Kubernetes Version Recommended Istio Version
1.22 1.11, 1.12
1.23 1.12, 1.13
1.24 1.13, 1.14
1.25 1.15, 1.16

1. Install minikube and start a cluster

Install minikube following the instructions from the official webpage.

Start a minikube cluster using k8s v1.23 (the memory and cpu arguments can be adjusted accordingly to suit the users requirements)

minikube --memory 8192 --cpus 2 --kubernetes-version=v1.23.16 start

2. Install istio

curl -L https://istio.io/downloadIstio | ISTIO_VERSION=1.13.0 TARGET_ARCH=x86_64 sh -
cd istio-1.13.0
export PATH=$PWD/bin:$PATH
istioctl install
kubectl apply -f - <<EOF
apiVersion: networking.k8s.io/v1
kind: IngressClass
metadata:
  name: istio
spec:
  controller: istio.io/ingress-controller
EOF

3. Install Cert Manager

kubectl apply -f https://github.com/cert-manager/cert-manager/releases/download/v1.11.0/cert-manager.yaml

4. Install KServe

Install kserve CRDs.

kubectl apply -f https://github.com/kserve/kserve/releases/download/v0.10.0/kserve.yaml

Install kserve runtimes for prepackaged model servers (e.g. sklearn, torch, tensorflow etc.)

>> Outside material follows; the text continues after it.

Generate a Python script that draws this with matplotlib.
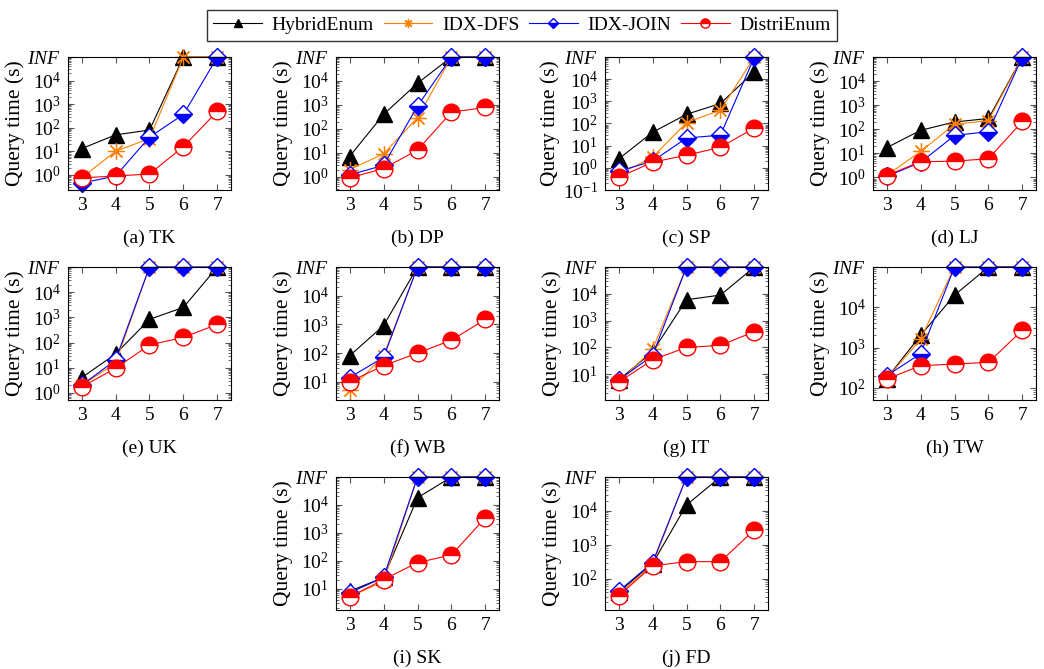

kubectl apply -f https://github.com/kserve/kserve/releases/download/v0.10.0/kserve-runtimes.yaml

We change the defaultDeployment in the inferenceservice-config to RawDeployment

kubectl patch configmap/inferenceservice-config -n kserve --type=strategic -p '{"data": {"deploy": "{\"defaultDeploymentMode\": \"RawDeployment\"}"}}'

In the case that we use an IngressClass other than istio we need to change the IngressClassName in the inferenceservice-config to the corresponding name. In our case we use istio so there is no need to change anything.

5. Deploy first InferenceService and access our app

The easiest way to setup networking for our local cluster is to run the following command in a separate terminal:

minikube tunnel

This will allow us to communicate with our minikube cluster by acessing its load balancer through the external IP which will be set our localhost. To deploy an example InferenceService we use a pretrained sklearn model server.

kubectl apply -f - <<EOF
apiVersion: "serving.kserve.io/v1beta1"
kind: "InferenceService"
metadata:
  name: "sklearn-iris"
spec:
  predictor:
    model:

      args: ["--enable_docs_url=True"]

      modelFormat:
        name: sklearn
      storageUri: "gs://kfserving-examples/models/sklearn/1.0/model"
EOF

Extract the SERVICE_HOSTNAME, INGRESS_HOST and INGRESS_PORT in order to communicate with the cluster

export SERVICE_HOSTNAME=$(kubectl get inferenceservice sklearn-iris -o jsonpath='{.status.url}' | cut -d "/" -f 3)
export INGRESS_HOST=$(kubectl -n istio-system get service istio-ingressgateway -o jsonpath='{.status.loadBalancer.ingress[0].ip}')
export INGRESS_PORT=$(kubectl -n istio-system get service istio-ingressgateway -o jsonpath='{.spec.ports[?(@.name=="http2")].port}')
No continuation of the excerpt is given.